Although quite forgotten, it may rise again some day.
You're right, it isn't very common. There are many Fourier-related transforms, most of which have a niche application.
It has the advantage that there are no imaginary numbers, and the forward and inverse transforms are the same. But the disadvantage is that for practical problems (such as modulation), you will have additional terms being summed that make it more cumbersome.
Here is a relatively non-mathy article describing the history of both transforms, written by the author of a fast Hartley transform algorithm. Perhaps this will help shed some light on this for you!
You are asking to understand this in the context of an implementation for signal processing, which requires an explanation based on programming. Ever the two worlds. Math has to work on paper and in reading minds, programmed implementations has to work in the world.
Because I read the 1988 Byte article, I searched just now and found [an article that mentioned it][1], and compared FHT to FFT (as did the Byte article). Fast Fourier Transform is used widely today, but the Fast Hartley Transform offered benefits in implementation (speed), and likely still does, on the proviso that chips aren't manufactured to accelerate 1 of the transforms.

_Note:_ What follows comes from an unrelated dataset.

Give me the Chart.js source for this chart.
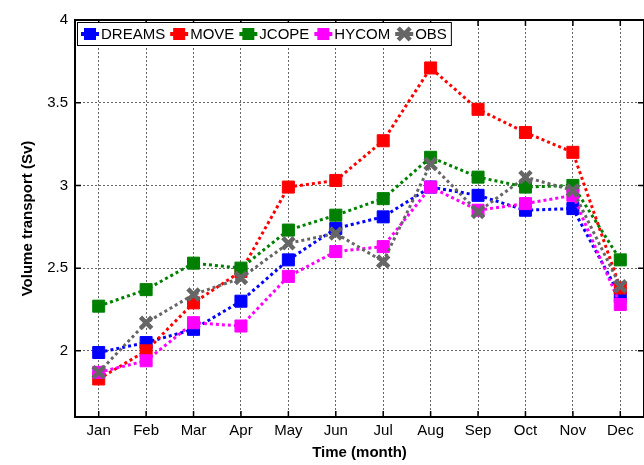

In signal processing, speed vs. quality is vital. Both are implementations applied to the field. There are numerous transforms available, and you can implement your own. In doing so, something beyond your mind verifies what in your mind is applicable to the world.
Mathematicians have no use for the concept of speed of computation, and so they seem strangely unfit for implementing algorithms, despite that programming is simpler, more concrete, and heavily based on math including symbolization.
Programmers test formulas in mathematicians' minds. Don't hesitate to ask as you do, especially here. If you implemented a Fourier Transform, you understand it in a way a mathematician could not prove beyond on paper. (Cue [Principia][2]).
Apart from programming and speed of implementation, a third factor as mentioned is hardware acceleration. Depending on the system you're writing the implementation on, there may or may not be hardware acceleration favoring the most famous transform over all the other ones or one that you invent.
This factor would have to be removed today, to compare the two transforms rationally. [1]: https://m.eet.com/media/1175816/f-scott.pdf [2]: https://en.wikipedia.org/wiki/Principia_Mathematica
The Fourier Transform, FFT or DFT uses complex number arithmetic (adding real and imaginary number pairs and multiplying by sines and cosines).
The Hartley Transform, FHT or DHT uses only single real number arithmetic (adding and multiplying by sines [or equivalent cosines or a combination call cas]). The results differ, but quick sums and differences of the result values can convert it to FFT results for real inputs.
FT can operate on complex number inputs, HT cannot. Most optimized libraries are for FFTs which have more uses because of the complex inputs. Optimized FHT is a little faster where it can be used, if you can find it.